The continuing bid to bring major league baseball to Portland has taken another important step forward.

A local management group has made formal offers to buy two large parcels of land in the city for the purpose of building a 32,000-seat stadium and large-scale mixed development. The stadium would be home to a major league team.

One potential site is where the former Esco Corporation plant was located at Northwest 25th Avenue and Vaughn Street, with about 25 acres of property.

The other site is the Portland Public Schools' Blanchard Education Services Center, located north of Northeast Broadway near Moda Center. The PPS piece of land is about 19 acres.

There is a third possible site, in the suburban Portland area, on which the group has not yet made an offer.
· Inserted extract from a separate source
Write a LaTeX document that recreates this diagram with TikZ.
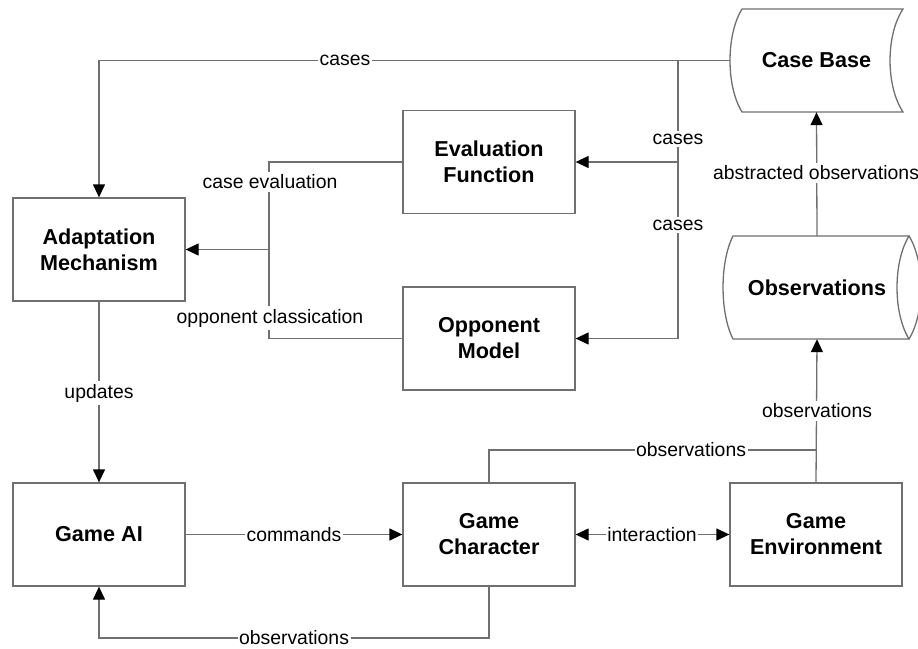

Partners of the management group, called Portland Diamond Project, are retired Nike vice president Craig Cheek, former Oregon state senator Jason Atkinson and ex-Trail Blazers broadcaster Mike Barrett. Cheek serves as president, Atkinson is strategic business director and Barrett is spokesperson. John McIsaac is the group's public relations director. Portland native Dale Murphy, the former major league outfielder, has served as an advisor but would like to become more involved with the group.

PDP has retained Populous Architects out of Kansas City, which has designed more than 20 major league parks, to handle design responsibilities in partnership with Portland firm TVA Architects.

The PDP partners, who have been working for about 18 months on the project, have lined up a consortium of local and national ownership. Sources would not reveal who the owners are.

The stadium project, which would include a retractable roof, is expected to cost at least $1 billion, perhaps more.

Oregon House Bill 3606, enacted in 2003, would allocate $150 million in funds tied to MLB players' income tax revenue for construction of the park. The remainder of financing would come through a public/private partnership, but indications are the private side would cover a large percentage of the cost.

"The management team does not intend to ask the city or the legislature to authorize any new public programs to fund the ballpark," PDP said in a Wednesday press release.

MLB Commissioner Rob Manfred said last September that Portland is on the list of potential expansion cities. The major leagues have 30 teams and would like to increase that to 32, with one Eastern team and one in the West.

But Manfred said he would like to shore up unstable stadium situations in Oakland and Tampa Bay before moving ahead with expansion. There is the possibility that both the A's and Rays will relocate in another city. PDP partners are prepared for both possibilities.

A lobbyist met in January with Portland Mayor Ted Wheeler, who they say is on board with the idea of bringing major league baseball to the city.

According to its press release, PDP commissioned an in-depth economic study, which indicated an urban ballpark would create 800 construction jobs and 4,500 new permanent jobs in the city, with an economic impact of nearly $10 billion over 30 years.

"The social, economic and cultural impacts of having an MLB team here are overwhelmingly positive," Barrett said in the release.